DaVita Chief Nursing Officer Discusses the Link Between Diabetes and CKD with American Diabetes Association

On Thursday, Nov. 10, Tina Livaudais, DaVita’s chief nursing officer, joined the American Diabetes Association’s (ADA) chief medical officer, Dr. Robert Gabbay, for a conversation about the relationship between diabetes and chronic kidney disease (CKD).

“This discussion really is so relevant for [people with diabetes],” Livaudais said. “Because diabetes is the leading indicator for kidney failure. And so, I think it’s important for this audience, in particular, to understand they are at risk for CKD. And there are a lot of actions you can take to [help] prevent that.”

Approximately 90 percent of the estimated 37 million Americans living with kidney disease don’t know they have it. Livaudais says this is because often there are very few symptoms through early—and even advanced—CKD. Livaudais explains that even as function declines, it does a good enough job at filtering your blood of waste and excess fluid building up in your system, so even symptoms that do show up are very subtle and easy to miss.

During the virtual conversation, which took place during American Diabetes Month, Dr. Gabbay and Livaudais offered viewers key advice to help them work with their doctors and care teams to manage their overall health.

“Thinking about someone who has diabetes, probably the most important action to take is to get tested annually by your physician,” Livaudais said. “Because that is going to be your indicator on whether or not you’re progressing toward kidney disease.”

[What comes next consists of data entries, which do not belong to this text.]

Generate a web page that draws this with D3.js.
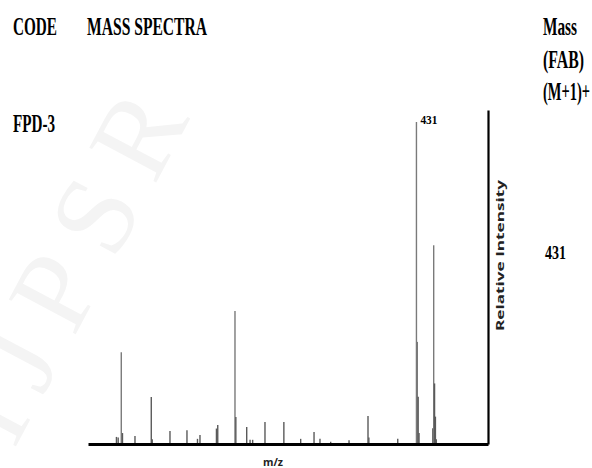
<!DOCTYPE html>
<html>
<head>
<meta charset="utf-8">
<style>
  body { margin: 0; background: #fff; }
  svg { display: block; }
</style>
</head>
<body>
<div id="chart"></div>
<script src="https://d3js.org/d3.v7.min.js"></script>
<script>
    // m/z and relative intensity of each peak
    const peakMz = [83, 85, 88.6, 90, 104.5, 123.4, 124.5, 145.1, 164.8, 177, 179.9,
                    199, 200.5, 220.5, 221.5, 234.1, 238, 241, 255.3, 277.2, 296.7,
                    312.2, 319.1, 331.5, 352.8, 374.8, 375.8, 409.3,
                    431, 432, 433, 434, 450, 451, 452, 453, 454];
    const peakInt = [2.2, 2.0, 28.5, 3.4, 2.5, 14.6, 1.5, 4.0, 4.3, 1.6, 2.8,
                     4.8, 5.9, 41.3, 8.4, 5.3, 1.3, 1.3, 6.8, 6.8, 1.6,
                     3.7, 1.6, 0.7, 1.2, 8.7, 2.0, 1.6,
                     100, 31.7, 14.7, 3.4, 4.9, 61.7, 18.8, 8.5, 1.5];

    const baseLabel = "431";
    const xTitle = "m/z";
    const yTitle = "Relative Intensity";

    const width = 592, height = 468;
    const svg = d3.select("#chart").append("svg")
        .attr("width", width)
        .attr("height", height);

    // faint journal watermark
    svg.append("text")
        .attr("transform", "translate(14,450) rotate(-62)")
        .attr("font-family", "Liberation Serif")
        .attr("font-size", 115)
        .attr("letter-spacing", 22)
        .attr("fill", "#f4f4f4")
        .text("IJPSR");

    const x = d3.scaleLinear().domain([50, 514]).range([88, 488]);
    const y = d3.scaleLinear().domain([0, 103.7]).range([444, 110]);

    // table headings
    const serif = "Liberation Serif";
    const heads = [
        { t: "CODE", x: 13, y: 35, len: 44 },
        { t: "MASS SPECTRA", x: 87, y: 35, len: 120 },
        { t: "FPD-3", x: 13, y: 132, len: 42 },
        { t: "Mass", x: 543, y: 35, len: 34 },
        { t: "(FAB)", x: 543, y: 68, len: 41 },
        { t: "(M+1)+", x: 543, y: 100, len: 47 }
    ];
    svg.append("g")
        .selectAll("text")
        .data(heads)
        .join("text")
        .attr("x", d => d.x)
        .attr("y", d => d.y)
        .attr("font-family", serif)
        .attr("font-weight", "bold")
        .attr("font-size", 26)
        .attr("textLength", d => d.len)
        .attr("lengthAdjust", "spacingAndGlyphs")
        .attr("fill", "#000")
        .text(d => d.t);

    svg.append("text")
        .attr("x", 545)
        .attr("y", 259)
        .attr("font-family", serif)
        .attr("font-weight", "bold")
        .attr("font-size", 18)
        .attr("textLength", 21)
        .attr("lengthAdjust", "spacingAndGlyphs")
        .text(baseLabel);

    // peaks
    const peaks = peakMz.map((m, i) => ({ mz: m, v: peakInt[i] }));
    svg.append("g")
        .selectAll("line")
        .data(peaks)
        .join("line")
        .attr("x1", d => x(d.mz))
        .attr("x2", d => x(d.mz))
        .attr("y1", y(0))
        .attr("y2", d => y(d.v))
        .attr("stroke", d => d.v > 20 ? "#7a7a7a" : "#5a5a5a")
        .attr("stroke-width", 1.4);

    // base peak label
    svg.append("text")
        .attr("x", x(431) + 4)
        .attr("y", 124)
        .attr("font-family", serif)
        .attr("font-weight", "bold")
        .attr("font-size", 13)
        .attr("textLength", 17)
        .attr("lengthAdjust", "spacingAndGlyphs")
        .text(baseLabel);

    // axes
    const xAxis = svg.append("g")
        .attr("transform", `translate(0,${y(0)})`)
        .call(d3.axisBottom(x).tickValues([]).tickSizeOuter(0));
    xAxis.select(".domain").attr("stroke", "#000").attr("stroke-width", 3);

    const yAxis = svg.append("g")
        .attr("transform", `translate(${x(514)},0)`)
        .call(d3.axisRight(y).tickValues([]).tickSizeOuter(0));
    yAxis.select(".domain").attr("stroke", "#000").attr("stroke-width", 2.2);

    svg.append("text")
        .attr("x", 273)
        .attr("y", 466)
        .attr("text-anchor", "middle")
        .attr("font-family", "Open Sans")
        .attr("font-weight", "bold")
        .attr("font-size", 10)
        .attr("textLength", 20)
        .attr("lengthAdjust", "spacingAndGlyphs")
        .attr("fill", "#222")
        .text(xTitle);

    svg.append("text")
        .attr("transform", "translate(504,255.5) rotate(-90)")
        .attr("text-anchor", "middle")
        .attr("font-family", "Open Sans")
        .attr("font-weight", "bold")
        .attr("font-size", 10)
        .attr("textLength", 151)
        .attr("lengthAdjust", "spacingAndGlyphs")
        .attr("fill", "#222")
        .text(yTitle);
</script>
</body>
</html>
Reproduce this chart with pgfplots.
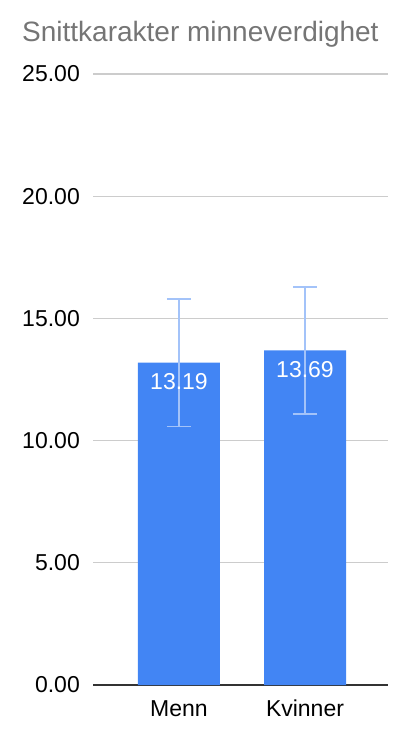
\documentclass[border=0pt]{standalone}
\usepackage{pgfplots}
\pgfplotsset{compat=1.18}
\usepackage{fontspec}
\setmainfont{Liberation Sans}
\definecolor{barblue}{HTML}{4285F4}
\definecolor{errblue}{HTML}{A3C3F9}
\definecolor{gridgray}{HTML}{CCCCCC}
\definecolor{titlegray}{HTML}{757575}
\definecolor{axisdark}{HTML}{333333}
\begin{document}
\begin{tikzpicture}
    \useasboundingbox (0,0) rectangle (410pt,742pt);
    \begin{axis}[
            at={(93pt,57pt)},
            anchor=south west,
            scale only axis,
            width=295pt,
            height=611pt,
            xmin=-0.6825, xmax=1.6587,
            ymin=0, ymax=25,
            xtick={0,1},
            xticklabels={Menn,Kvinner},
            ytick={0,5,...,25},
            major tick length=0pt,
            ymajorgrids,
            major grid style={color=gridgray, line width=1.3pt},
            axis x line=bottom,
            axis y line=left,
            axis line style={-},
            x axis line style={color=axisdark, line width=1.3pt},
            y axis line style={draw=none},
            tick label style={font=\fontsize{23}{27}\selectfont, color=black},
            yticklabel style={
                anchor=east, inner sep=0pt, xshift=-13pt,
                /pgf/number format/.cd, fixed, fixed zerofill, precision=2,
                assume math mode=true
            },
            xticklabel style={anchor=base, inner sep=0pt, yshift=-31.7pt},
            nodes near coords,
            nodes near coords style={
                anchor=north, inner sep=0pt, yshift=-11pt,
                font=\fontsize{23}{27}\selectfont, color=white,
                /pgf/number format/.cd, fixed, fixed zerofill, precision=2,
                assume math mode=true
            },
        ]
        \addplot[
            ybar,
            bar width=82pt,
            fill=barblue,
            draw=none,
            error bars/.cd,
                y dir=both,
                y explicit,
                error bar style={color=errblue, line width=1.3pt},
                error mark options={rotate=90, mark size=12pt, color=errblue, line width=1.3pt},
        ]
            coordinates{
(0,13.19) +- (0,2.6)
(1,13.69) +- (0,2.6)
            };
    \end{axis}
    \node[anchor=base west, inner sep=0pt, text=titlegray,
          font=\fontsize{28}{33}\selectfont] at (22pt,700.3pt) {Snittkarakter minneverdighet};
\end{tikzpicture}
\end{document}
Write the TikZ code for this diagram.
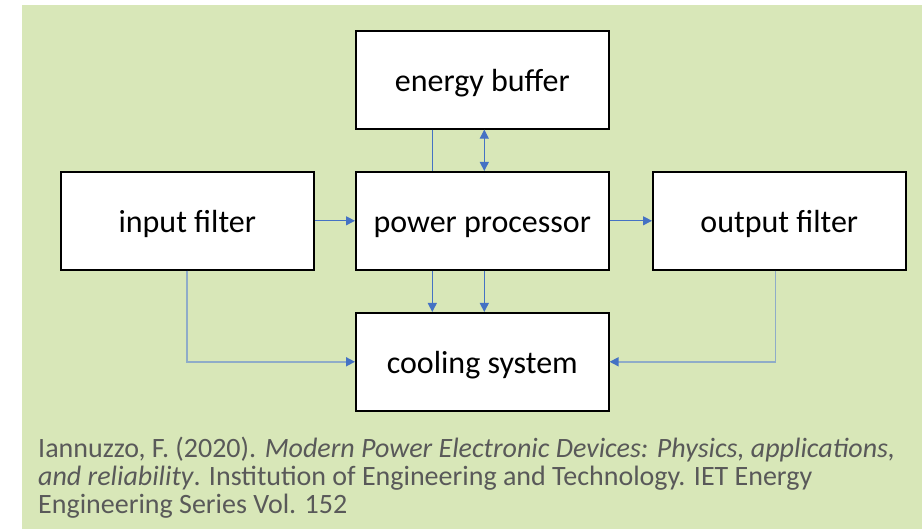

“Yes,” Dr. Gabbay agreed and explained that waiting for symptoms means someone may learn they have CKD only once they’ve reached an advanced stage. “A simple blood and urine test will tell you right away.”

Diabetes community member and two-time kidney transplant recipient Tiffani Martin joined the leaders from ADA and DaVita to share her experience managing diabetes and kidney disease. When she was 27, poor management of her diabetes led to significant complications, including vision loss—and kidney failure.

Living with a transplanted kidney, Martin now advocates for proper health management for people with diabetes:

“So now I am all about [shedding] light on my story to prevent anybody—as much as I can—from enduring what I and my loved ones had to go through with my health journey.”